Comment: Strong match to Efficiency: training-free cross-timestep and cross-layer caching exploiting invariances to accelerate diffusion models 2–3x.

Relevance: 9 Novelty: 8

6. HiMoE-VLA: Hierarchical Mixture-of-Experts for Generalist Vision-Language-Action Policies

ArXiv ID: 2512.05693

Authors: Zhiying Du, Bei Liu, Yaobo Liang, Yichao Shen, Haidong Cao, Xiangyu Zheng, Zhiyuan Feng, Zuxuan Wu, Jiaolong Yang, Yu-Gang Jiang

Abstract: The development of foundation models for embodied intelligence critically depends on access to large-scale, high-quality robot demonstration data. Recent approaches have sought to address this challenge by training on large collections of heterogeneous robotic datasets. However, unlike vision or language data, robotic demonstrations exhibit substantial heterogeneity across embodiments and action spaces as well as other prominent variations such as senor configurations and action control frequencies. The lack of explicit designs for handling such heterogeneity causes existing methods to struggle with integrating diverse factors, thereby limiting their generalization and leading to degraded performance when transferred to new settings. In this paper, we present HiMoE-VLA, a novel vision-language-action (VLA) framework tailored to effectively handle diverse robotic data with heterogeneity. Specifically, we introduce a Hierarchical Mixture-of-Experts (HiMoE) architecture for the action module which adaptively handles multiple sources of heterogeneity across layers and gradually abstracts them into shared knowledge representations. Through extensive experimentation with simulation benchmarks and real-world robotic platforms, HiMoE-VLA demonstrates a consistent performance boost over existing VLA baselines, achieving higher accuracy and robust generalization across diverse robots and action spaces. The code and models are publicly available at https://github.com/ZhiyingDu/HiMoE-VLA.
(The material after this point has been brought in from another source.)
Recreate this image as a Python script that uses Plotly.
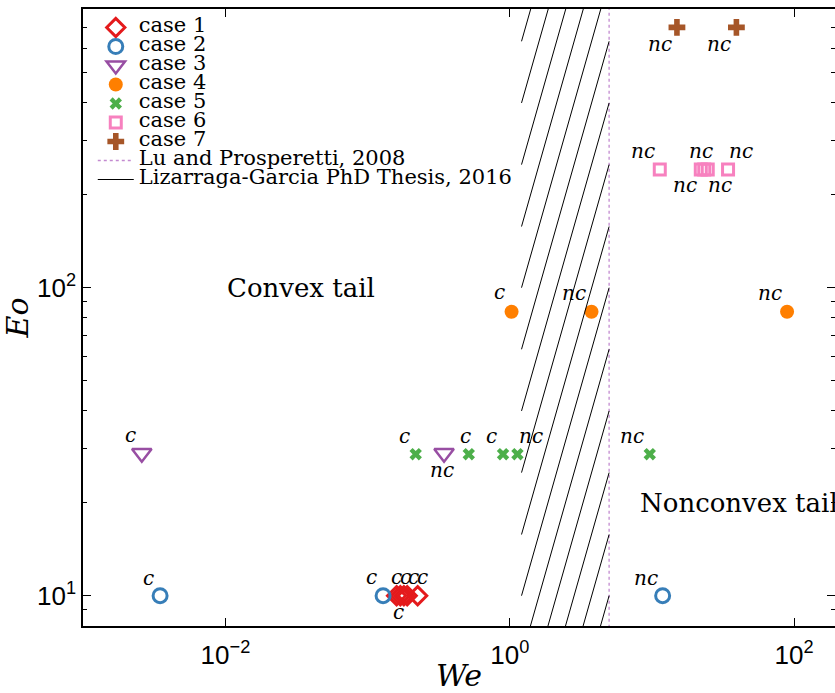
import math
import plotly.graph_objects as go

# ---------------- data ----------------
case_names = ["case 1", "case 2", "case 3", "case 4", "case 5", "case 6", "case 7"]

case1_we = [0.16, 0.17, 0.18, 0.19, 0.225]
case1_eo = [10, 10, 10, 10, 10]
case1_lbl = ["c", "c", "c", "c", "c"]

case2_we = [0.00347, 0.1285, 11.9]
case2_eo = [10, 10, 10]
case2_lbl = ["c", "c", "nc"]

case3_we = [0.00258, 0.345]
case3_eo = [29, 29]
case3_lbl = ["c", "nc"]

case4_we = [1.03, 3.76, 89.3]
case4_eo = [83.5, 83.5, 83.5]
case4_lbl = ["c", "nc", "nc"]

case5_we = [0.218, 0.515, 0.897, 1.133, 9.66]
case5_eo = [28.8, 28.8, 28.8, 28.8, 28.8]
case5_lbl = ["c", "c", "c", "nc", "nc"]

case6_we = [11.36, 22.07, 23.35, 24.71, 34.33]
case6_eo = [242, 242, 242, 242, 242]
case6_lbl = ["nc", "nc", "nc", "nc", "nc"]

case7_we = [15.0, 39.3]
case7_eo = [700, 700]
case7_lbl = ["nc", "nc"]

# Lu and Prosperetti (2008): vertical boundary
lu_we = [5.0, 5.0]
lu_eo = [1, 1000]

# Lizarraga-Garcia (2016): hatched band, segments from left to right edge
liz_we_left = 1.21
liz_we_right = 5.0
liz_eo_left = [631, 398, 251, 158, 100, 63.1, 39.8, 25.1, 15.8, 10.0, 6.31, 3.98, 2.51, 1.58, 1.0]
liz_eo_right = [6310, 3981, 2512, 1585, 1000, 631, 398, 251, 158, 100, 63.1, 39.8, 25.1, 15.8, 10.0]

x_tick_vals = [0.01, 1, 100]
x_tick_text = ["10<sup>\u22122</sup>", "10<sup>0</sup>", "10<sup>2</sup>"]
y_tick_vals = [10, 100]
y_tick_text = ["10<sup>1</sup>", "10<sup>2</sup>"]
y_minor_vals = [9, 20, 30, 40, 50, 60, 70, 80, 90, 200, 300, 400, 500, 600, 700, 800]

region_text = ["Convex tail", "Nonconvex tail"]
region_we = [0.01, 8]
region_eo = [100, 20]

# ---------------- styles ----------------
SERIF = "DejaVu Serif"
SANS = "Liberation Sans"

styles = [
    dict(symbol="diamond-open", color="#e41a1c", size=14, lw=3),
    dict(symbol="circle-open", color="#377eb8", size=14, lw=3),
    dict(symbol="triangle-down-open", color="#984ea3", size=17, lw=2.5),
    dict(symbol="circle", color="#ff7f00", size=14, lw=0),
    dict(symbol="x", color="#4daf4a", size=11, lw=0),
    dict(symbol="square-open", color="#f781bf", size=11, lw=3),
    dict(symbol="cross", color="#a65628", size=14, lw=0),
]

# label offsets in screen pixels (dx right, dy down) for each point
label_offsets = [
    [(1.4, 18.3), (-3.9, -16.7), (1.9, -16.7), (5.8, -16.7), (4.4, -16.7)],
    [(-12, -16), (-11.6, -17), (-16.4, -16)],
    [(-11, -16.3), (-2, 18.4)],
    [(-11.7, -17.5), (-17.7, -16.5), (-16.8, -16.5)],
    [(-11.7, -16), (-3.7, -16), (-11.3, -16), (13.3, -16), (-18, -16)],
    [(-16.7, -16), (-16, 17.4), (-2.8, -16), (12, 17.4), (13.4, -16)],
    [(-16.5, 18.7), (-17.2, 18.7)],
]
LABEL_DY_CORR = -2  # global vertical correction (x-height centre vs. box middle)

cases = [
    (case1_we, case1_eo, case1_lbl),
    (case2_we, case2_eo, case2_lbl),
    (case3_we, case3_eo, case3_lbl),
    (case4_we, case4_eo, case4_lbl),
    (case5_we, case5_eo, case5_lbl),
    (case6_we, case6_eo, case6_lbl),
    (case7_we, case7_eo, case7_lbl),
]

LEG_SPAN = '<span style="font-family:DejaVu Serif;font-size:21px">{}</span>'

fig = go.Figure()
annotations = []
for i, ((we, eo, lbl), st) in enumerate(zip(cases, styles)):
    fig.add_trace(go.Scatter(
        x=we, y=eo, mode="markers", name=LEG_SPAN.format(case_names[i]),
        marker=dict(symbol=st["symbol"], color=st["color"], size=st["size"],
                    line=dict(color=st["color"], width=st["lw"])),
    ))
    for (xv, yv, t, (dx, dy)) in zip(we, eo, lbl, label_offsets[i]):
        # annotation coordinates on log axes are given in log10 units
        annotations.append(dict(
            x=math.log10(xv), y=math.log10(yv), xref="x", yref="y",
            text="<i>%s</i>" % t, showarrow=False,
            xshift=dx, yshift=-(dy + LABEL_DY_CORR), xanchor="center", yanchor="middle",
            font=dict(family=SERIF, size=20, color="black"),
        ))

fig.add_trace(go.Scatter(
    x=lu_we, y=lu_eo, mode="lines", name=LEG_SPAN.format("Lu and Prosperetti, 2008"),
    line=dict(color="#c38ad0", width=1.3, dash="3px,3px"),
))

hx, hy = [], []
for a, b in zip(liz_eo_left, liz_eo_right):
    hx += [liz_we_left, liz_we_right, None]
    hy += [a, b, None]
fig.add_trace(go.Scatter(
    x=hx, y=hy, mode="lines", name=LEG_SPAN.format("Lizarraga-Garcia PhD Thesis, 2016"),
    line=dict(color="black", width=1),
))

for t, xv, yv in zip(region_text, region_we, region_eo):
    annotations.append(dict(
        x=math.log10(xv), y=math.log10(yv), xref="x", yref="y", text=t, showarrow=False,
        xanchor="left", yanchor="middle", font=dict(family=SERIF, size=26, color="black"),
    ))

fig.update_layout(
    width=835, height=693,
    margin=dict(l=83, r=0, t=9, b=67),
    paper_bgcolor="white", plot_bgcolor="white",
    annotations=annotations,
    showlegend=True,
    legend=dict(x=0.013, y=1 - 4 / 617, xanchor="left", yanchor="top",
                bgcolor="rgba(0,0,0,0)", borderwidth=0,
                font=dict(family=SERIF, size=12.3, color="black"),
                itemwidth=36, tracegroupgap=0),
    xaxis=dict(type="log", range=[-3.002, 2.288], showgrid=False, zeroline=False,
               showline=True, linecolor="black", linewidth=1.5, mirror="ticks",
               ticks="inside", ticklen=8, tickwidth=1, tickcolor="black",
               tickvals=x_tick_vals, ticktext=x_tick_text, ticklabelstandoff=5,
               tickfont=dict(family=SANS, size=26, color="black"),
               title=dict(text="<i>We</i>", font=dict(family=SERIF, size=30, color="black"), standoff=8),
               automargin=False),
    yaxis=dict(type="log", range=[0.9016, 2.9049], showgrid=False, zeroline=False,
               showline=True, linecolor="black", linewidth=1.5, mirror="ticks",
               ticks="inside", ticklen=8, tickwidth=1, tickcolor="black",
               tickvals=y_tick_vals, ticktext=y_tick_text,
               tickfont=dict(family=SANS, size=26, color="black"),
               minor=dict(tickvals=y_minor_vals, ticks="inside", ticklen=4.5, tickcolor="black", tickwidth=1),
               title=dict(text="<i>Eo</i>", font=dict(family=SERIF, size=30, color="black"), standoff=0),
               automargin=False),
)

fig.write_html("out.html")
Comment: Strong match to Model Architecture: Hierarchical Mixture-of-Experts (MoE) action module for heterogeneous VLA policies.

Relevance: 9 Novelty: 7

7. Interaction Tensor Shap

ArXiv ID: 2512.05338

Authors: Hiroki Hasegawa, Yukihiko Okada

Abstract: Machine learning models have grown increasingly deep and high dimensional, making it difficult to understand how individual and combined features influence their predictions. While Shapley value based methods provide principled feature attributions, existing formulations cannot tractably evaluate higher order interactions: the Shapley Taylor Interaction Index (STII) requires exponential scale enumeration of subsets, and current tensor based approaches such as the Marginal SHAP Tensor (MST) are restricted to first order effects. The central problem is that no existing framework simultaneously preserves the axiomatic exactness of STII and avoids the exponential computational blow up inherent to high order discrete derivatives. Here we show that high order Shapley interactions can be represented exactly as tensor network contractions, enabling polynomial time and polylog depth computation under Tensor Train (TT) structure. We introduce Interaction Tensor SHAP (IT SHAP), which reformulates STII as the contraction of a Value Tensor and a Weight Tensor, and assume a finite state TT representation of the Weight Tensor with polynomial TT ranks. Under TT structured model and distribution tensors, we show that IT SHAP reduces the exponential complex Theta(4^n) of STII to NC2 parallel time. These results demonstrate that IT SHAP provides a unified, axiomatic, and computationally tractable formulation of main effects and higher order interactions in high dimensional models. This framework establishes a foundation for scalable interaction aware explainable AI, with implications for large black box models whose combinatorial structure has previously rendered interaction analysis infeasible.

Comment: Matches Representation Learning/interpretability: exact high-order Shapley interactions via tensor-network contractions enabling polynomial-time computation under TT structure.